Review of CD with compositions by VAINBERG

Internet Edition compiled by Onno van Rijen

Updated 6 August 2000


Symphony No. 2 opus 30

Chamber Symphony No. 2 opus 147

Umea Symphony Orchestra, Thord Svedlund (cond)

Olympia OCD 652


Given that Shostakovich and Vainberg were musically close, closer even than, say, Prokofiev and Miaskovsky, it would be easy to make the mistake of assuming that the works recorded here are more derivative than is in fact the case. Stylistically, Shostakovich looms large in Vainberg’s Second Symphony (1946), but the basic model cannot be the hyped-up Barshai-Shostakovich string quartets - those lay in the future. Rather there are technical and expressive parallels with Honegger’s wartime Second Symphony for strings with trumpet obbligato. Intriguingly, Gavriil Popov’s contemporaneous Third is also for strings alone. Vainberg’s strings are augmented with timpani in the much later Chamber Symphony No. 2 of 1987. Not too much should be read into the nomenclature: while the composer chose not to emulate Miaskovsky’s high total of 27, he stated that his chamber symphonies were no different in character from the string- (or augmented string-) scored works in his main symphony sequence: Nos. 2, 7 and 10.
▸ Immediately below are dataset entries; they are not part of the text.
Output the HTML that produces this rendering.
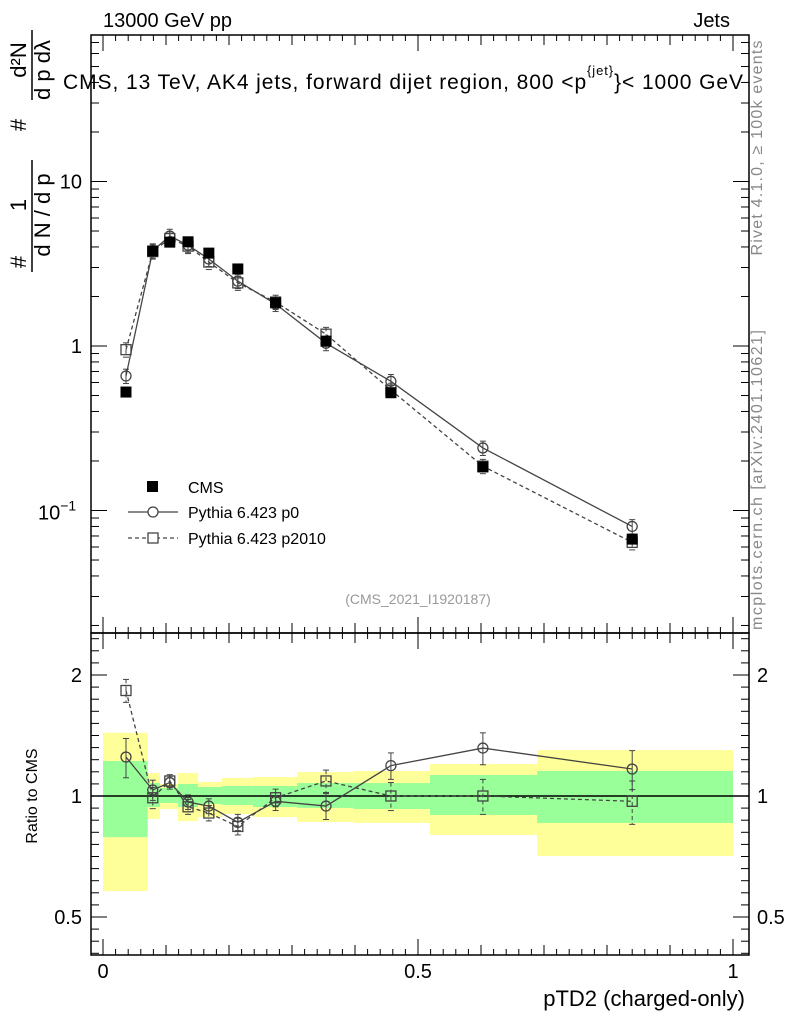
<!DOCTYPE html>
<html><head><meta charset="utf-8"><style>
body{margin:0;background:#fff}
svg{display:block;font-family:"Liberation Sans",sans-serif}
</style></head><body>
<svg id="c" width="786" height="1024"></svg>
<script>
const binEdges=[0,0.071,0.0905,0.119,0.151,0.189,0.238,0.308,0.398,0.519,0.689,1.0];
const xPts=[0.0365,0.079,0.106,0.135,0.168,0.214,0.274,0.354,0.457,0.603,0.840];
const cmsVals=[0.525,3.78,4.28,4.3,3.67,2.94,1.83,1.07,0.52,0.184,0.067];
const p0Vals=[0.657,3.8,4.66,4.1,3.38,2.48,1.8,1.04,0.61,0.24,0.08];
const p2010Vals=[0.95,3.75,4.5,4.05,3.24,2.42,1.85,1.18,0.54,0.186,0.064];
const p0Ratio=[1.25,1.035,1.08,0.966,0.944,0.86,0.97,0.944,1.19,1.316,1.167];
const p2010Ratio=[1.83,0.99,1.09,0.94,0.907,0.84,0.99,1.09,1.0,1.0,0.97];
const p0RatioErr=[0.14,0.06,0.04,0.04,0.04,0.04,0.05,0.07,0.09,0.12,0.13];
const p2010RatioErr=[0.12,0.06,0.04,0.04,0.04,0.04,0.05,0.07,0.08,0.10,0.12];
const bandYelHi=[1.437,1.141,1.071,1.141,1.084,1.109,1.115,1.147,1.154,1.201,1.301];
const bandYelLo=[0.58,0.877,0.928,0.866,0.886,0.902,0.886,0.862,0.857,0.8,0.709];
const bandGrnHi=[1.222,1.077,1.047,1.071,1.053,1.059,1.059,1.077,1.077,1.128,1.154];
const bandGrnLo=[0.79,0.939,0.961,0.939,0.955,0.95,0.939,0.934,0.928,0.897,0.857];
const xTicks=[0,0.5,1];const xTickLabels=["0","0.5","1"];
const ratioTicks=[0.5,1,2];const ratioTickLabels=["0.5","1","2"];

const NS="http://www.w3.org/2000/svg";const svg=document.getElementById('c');
function el(t,a,p){const e=document.createElementNS(NS,t);for(const k in a)e.setAttribute(k,a[k]);(p||svg).appendChild(e);return e;}
const L=91,R=749,T=35,M=633,B=955;
const X=v=>103+v*630;
const Y=v=>346-Math.log10(v)*164.5;
const YR=v=>796-Math.log2(v)*121;
for(let i=0;i<binEdges.length-1;i++){
 let r=el('rect',{x:X(binEdges[i]),y:YR(bandYelHi[i]),width:X(binEdges[i+1])-X(binEdges[i]),height:YR(bandYelLo[i])-YR(bandYelHi[i]),fill:'#ffff99'});
 
 r=el('rect',{x:X(binEdges[i]),y:YR(bandGrnHi[i]),width:X(binEdges[i+1])-X(binEdges[i]),height:YR(bandGrnLo[i])-YR(bandGrnHi[i]),fill:'#99ff99'});
 
}
el('line',{x1:L,x2:R,y1:YR(1),y2:YR(1),stroke:'#000','stroke-width':1.5});
el('rect',{x:L,y:T,width:R-L,height:M-T,fill:'none',stroke:'#000','stroke-width':1.5});
el('rect',{x:L,y:M,width:R-L,height:B-M,fill:'none',stroke:'#000','stroke-width':1.5});
for(let k=0;k<=50;k++){const v=k*0.02,x=X(v);const len=k%25==0?16:(k%5==0?10:6);
 el('line',{x1:x,x2:x,y1:B,y2:B-len,stroke:'#000'});el('line',{x1:x,x2:x,y1:M,y2:M-len,stroke:'#000'});
 el('line',{x1:x,x2:x,y1:M,y2:M+len,stroke:'#000'});el('line',{x1:x,x2:x,y1:T,y2:T+len,stroke:'#000'});}
xTicks.forEach((v,i)=>{const t=el('text',{x:X(v),y:978,'font-size':20,'text-anchor':'middle'});t.textContent=xTickLabels[i];
 });
for(let d=-2;d<=1;d++)for(let m=1;m<10;m++){const v=m*Math.pow(10,d),y=Y(v);if(y<T||y>M)continue;const len=m==1?16:8;
 el('line',{x1:L,x2:L+len,y1:y,y2:y,stroke:'#000'});el('line',{x1:R,x2:R-len,y1:y,y2:y,stroke:'#000'});}
[["10",10],["1",1]].forEach(([s,v])=>{const t=el('text',{x:82,y:Y(v)+7,'font-size':20,'text-anchor':'end'});t.textContent=s;
 });
{const t=el('text',{x:38,y:Y(0.1)+9,'font-size':20});t.innerHTML='10<tspan dy="-9" font-size="14">−1</tspan>';
 }
for(let k=-13;k<=13;k++){const v=Math.pow(2,k/10),y=YR(v);if(y<M||y>B)continue;const len=k%10==0?16:8;
 el('line',{x1:L,x2:L+len,y1:y,y2:y,stroke:'#000'});el('line',{x1:R,x2:R-len,y1:y,y2:y,stroke:'#000'});}
ratioTicks.forEach((v,i)=>{let t=el('text',{x:82,y:YR(v)+7,'font-size':20,'text-anchor':'end'});t.textContent=ratioTickLabels[i];
 
 t=el('text',{x:757,y:YR(v)+7,'font-size':20});t.textContent=ratioTickLabels[i];
 });
function series(xs,ys,yf,err,marker,dash,name){
 let pts=xs.map((x,i)=>X(x)+','+yf(ys[i])).join(' ');
 const pl=el('polyline',{points:pts,fill:'none',stroke:'#444','stroke-width':1.3,'stroke-dasharray':dash});
 
 xs.forEach((x,i)=>{const cx=X(x),cy=yf(ys[i]);
  if(err){const y1=yf(ys[i]+err[i]),y2=yf(Math.max(ys[i]-err[i],0.01));
   el('line',{x1:cx,x2:cx,y1:y1,y2:y2,stroke:'#444','stroke-dasharray':dash});
   el('line',{x1:cx-3,x2:cx+3,y1:y1,y2:y1,stroke:'#444'});el('line',{x1:cx-3,x2:cx+3,y1:y2,y2:y2,stroke:'#444'});}
  let m;
  if(marker=='o')m=el('circle',{cx:cx,cy:cy,r:5,fill:'none',stroke:'#444','stroke-width':1.3});
  else m=el('rect',{x:cx-5,y:cy-5,width:10,height:10,fill:'none',stroke:'#444','stroke-width':1.3});
  });
}
series(xPts,p2010Vals,Y,p2010Vals.map(v=>v*0.1),'s','4,3','p2010');
series(xPts,p0Vals,Y,p0Vals.map(v=>v*0.1),'o','none','p0');
xPts.forEach((x,i)=>{const m=el('rect',{x:X(x)-5.5,y:Y(cmsVals[i])-5.5,width:11,height:11,fill:'#000'});
 });
series(xPts,p2010Ratio,YR,p2010RatioErr,'s','4,3','p2010-ratio');
series(xPts,p0Ratio,YR,p0RatioErr,'o','none','p0-ratio');
el('rect',{x:147,y:481,width:11,height:11,fill:'#000'});
el('line',{x1:128,x2:178,y1:512,y2:512,stroke:'#444','stroke-width':1.3});el('circle',{cx:153,cy:512,r:5,fill:'#fff',stroke:'#444','stroke-width':1.3});
el('line',{x1:128,x2:178,y1:538,y2:538,stroke:'#444','stroke-width':1.3,'stroke-dasharray':'4,3'});el('rect',{x:148,y:533,width:10,height:10,fill:'#fff',stroke:'#444','stroke-width':1.3});
[["CMS",493],["Pythia 6.423 p0",518],["Pythia 6.423 p2010",544]].forEach(([s,y])=>{const t=el('text',{x:188,y:y,'font-size':16});t.textContent=s;
 });
function txt(s,a,name){const t=el('text',a);t.textContent=s;return t;}
txt("13000 GeV pp",{x:103,y:27,'font-size':20},'header-left');
txt("Jets",{x:730,y:27,'font-size':20,'text-anchor':'end'},'header-right');
{const t=el('text',{x:63,y:89,'font-size':21,textLength:680,lengthAdjust:'spacing'});t.innerHTML='CMS, 13 TeV, AK4 jets, forward dijet region, 800 &lt;p<tspan dy="-14" font-size="13">{jet}</tspan><tspan dy="14">}&lt; 1000 GeV</tspan>';
 }
txt("(CMS_2021_I1920187)",{x:418,y:604,'font-size':14,fill:'#999','text-anchor':'middle'},'analysis-id');
txt("pTD2 (charged-only)",{x:745,y:1006,'font-size':22,'text-anchor':'end'},'x-axis-title');
txt("Ratio to CMS",{x:0,y:0,'font-size':16,'text-anchor':'middle',transform:'translate(37,796) rotate(-90)'},'ratio-axis-title');
// y-axis title as stacked fractions
const g=el('g',{});
function rt(s,x,y,fs){const t=el('text',{x:0,y:0,'font-size':fs,'text-anchor':'middle',transform:`translate(${x},${y}) rotate(-90)`},g);t.textContent=s;}
rt('#',26,262,22);rt('1',26,205,22);rt('d N / d p',50,215,22);
el('line',{x1:32,x2:32,y1:160,y2:272,stroke:'#000','stroke-width':1.5},g);
rt('#',26,125,22);rt('d²N',26,60,22);rt('d p  dλ',50,70,22);
el('line',{x1:32,x2:32,y1:30,y2:100,stroke:'#000','stroke-width':1.5},g);
txt("Rivet 4.1.0, ≥ 100k events",{x:0,y:0,'font-size':16,fill:'#888','text-anchor':'middle',textLength:215,transform:'translate(762,148) rotate(-90)'},'rivet-label');
txt("mcplots.cern.ch [arXiv:2401.10621]",{x:0,y:0,'font-size':16,fill:'#888','text-anchor':'middle',textLength:300,transform:'translate(762,480) rotate(-90)'},'mcplots-label');
</script>
</body></html>
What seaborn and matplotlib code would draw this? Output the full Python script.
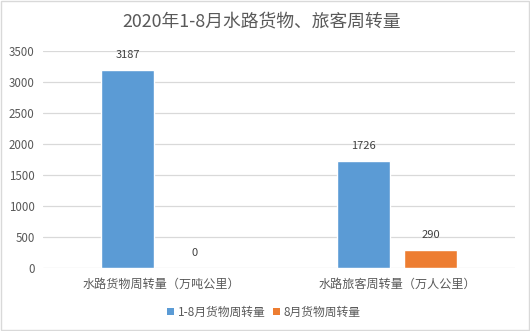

These Swedish renditions are respectable but they do not have the authority of the Russian recordings that have featured in earlier volumes of this series. Although we have heard much that is technically flawless from young Scandinavian groups, the Umea orchestra is still finding its feet and Vainberg’s propensity for eruptive ‘Jewish’ solos taxes the orchestra’s leader. The Second Chamber Symphony receives the more secure performance and uncommitted listeners should definitely try to sample its central panel, a ghostly Pesante that crosses a Prokofiev ballet number with a Mahlerian landler. Vainberg’s music is exceedingly well-crafted, with a grace and elegance not always associated with Shostakovich himself. What it lacks, by and large, is memorable thematic invention.